Even Pope Leo XIV, a Chicago native, has criticized politicians who claim to be pro-life while supporting the death penalty and cruel treatment of immigrants.
Religion has become a political weapon, used not to protect life, but to police it. However, most people of faith reject this extremism: 59% of Catholics and 56% of Muslims in the U.S. believe that abortion should be legal in all or most cases. A study from 2014 found that 90% of Unitarian Universalists and 83% of Jews supported abortion. Overwhelmingly, people agree that religion should not dictate private, personal healthcare decisions.
Banning abortion is nothing short of a human rights violation, and a reflection of the same violent systems of control and dehumanization that have defined this country since its founding. Agendas like Project 2025 outline a plan to ban abortion nationwide, restrict contraception, and roll back protections for LGBTQ+ and immigrant communities; an effort rooted in revitalizing a narrow Christian Nationalist view of “traditional” marriage and family.
Within just ten months, 12 of the 31 reproductive health priorities listed in Project 2025 have been completed. And just in the past month, South Carolina considered one of the most extreme abortion bans to date, Texas expanded its “bounty hunter” law, and Louisiana closed its remaining Planned Parenthood clinics while issuing an arrest warrant for a California doctor.
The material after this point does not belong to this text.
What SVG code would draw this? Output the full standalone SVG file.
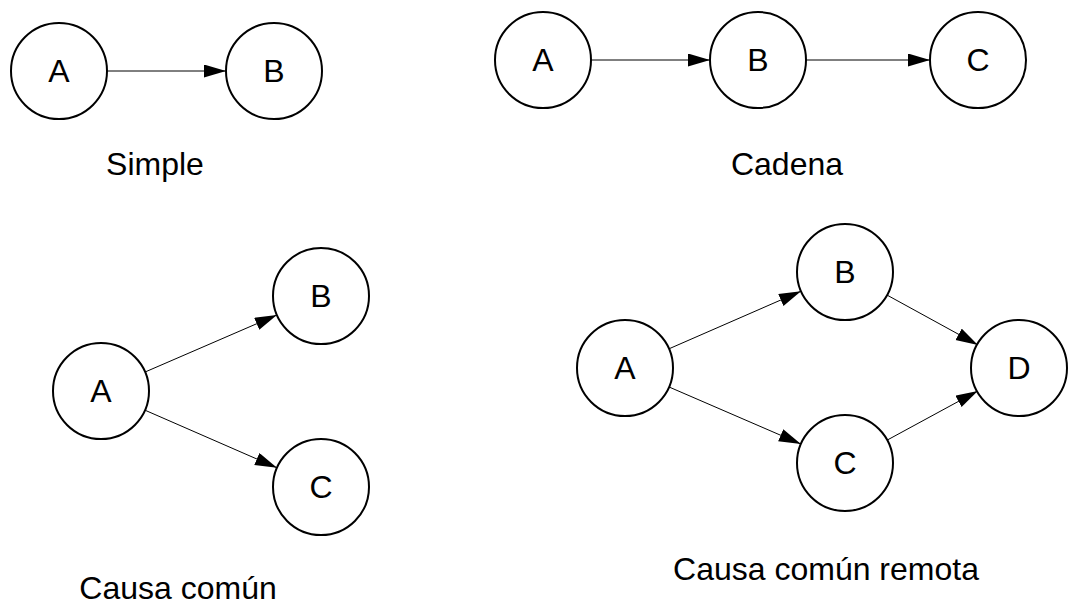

The truth is that abortion has always existed and always will. Across centuries, cultures, and continents, people have ended pregnancies for personal, economic, medical, and deeply human reasons. The earliest known references to abortion appear in the Egyptian Ebers Papyrus (1150 BCE), which describes herbal remedies and suppositories. In ancient Greece and Rome, abortion was viewed as a woman’s right. In the U.S., Indigenous communities have long relied on medicinal plants to support reproductive health at every stage; to them, abortion is both a cultural and religious right. During slavery, Black midwives, often regarded as spiritual healers, provided prenatal, birth and postpartum care, including abortions, as a form of resistance against the forced reproduction of enslaved people. In recent years, “Green Wave” activists in Latin America have led a transnational grassroots movement fighting for safe, legal abortion access in Mexico, Argentina, and Colombia; and successfully shifted the public narrative to reframe restrictions as a form of gender-based violence.
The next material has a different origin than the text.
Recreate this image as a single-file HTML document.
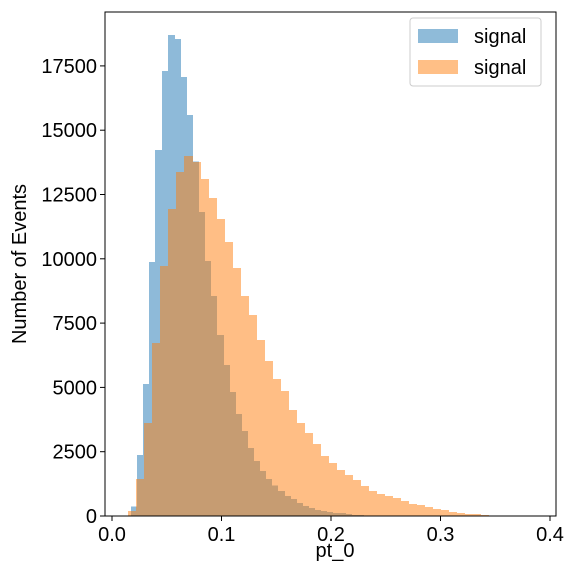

Whether she knows it or not, my grandma is a part of a long legacy of care and resistance. This year, she turned 95. But when she was my age she immigrated to the U.S. from Chile, leaving a conservative, Catholic country to build a new life in New York. For my grandma, caring for someone in their most vulnerable moment was an act of love, but it was also a challenge to the systems that have sought to control our bodies. Nearly half a century later, I live in the same city, working in reproductive justice, carrying a torch I had no idea she once held. Her story is a reminder that progress isn’t linear, and each generation carries the fight in its own way. As Chilean poet Pablo Neruda wrote, “They can cut all the flowers, but they cannot stop the spring.”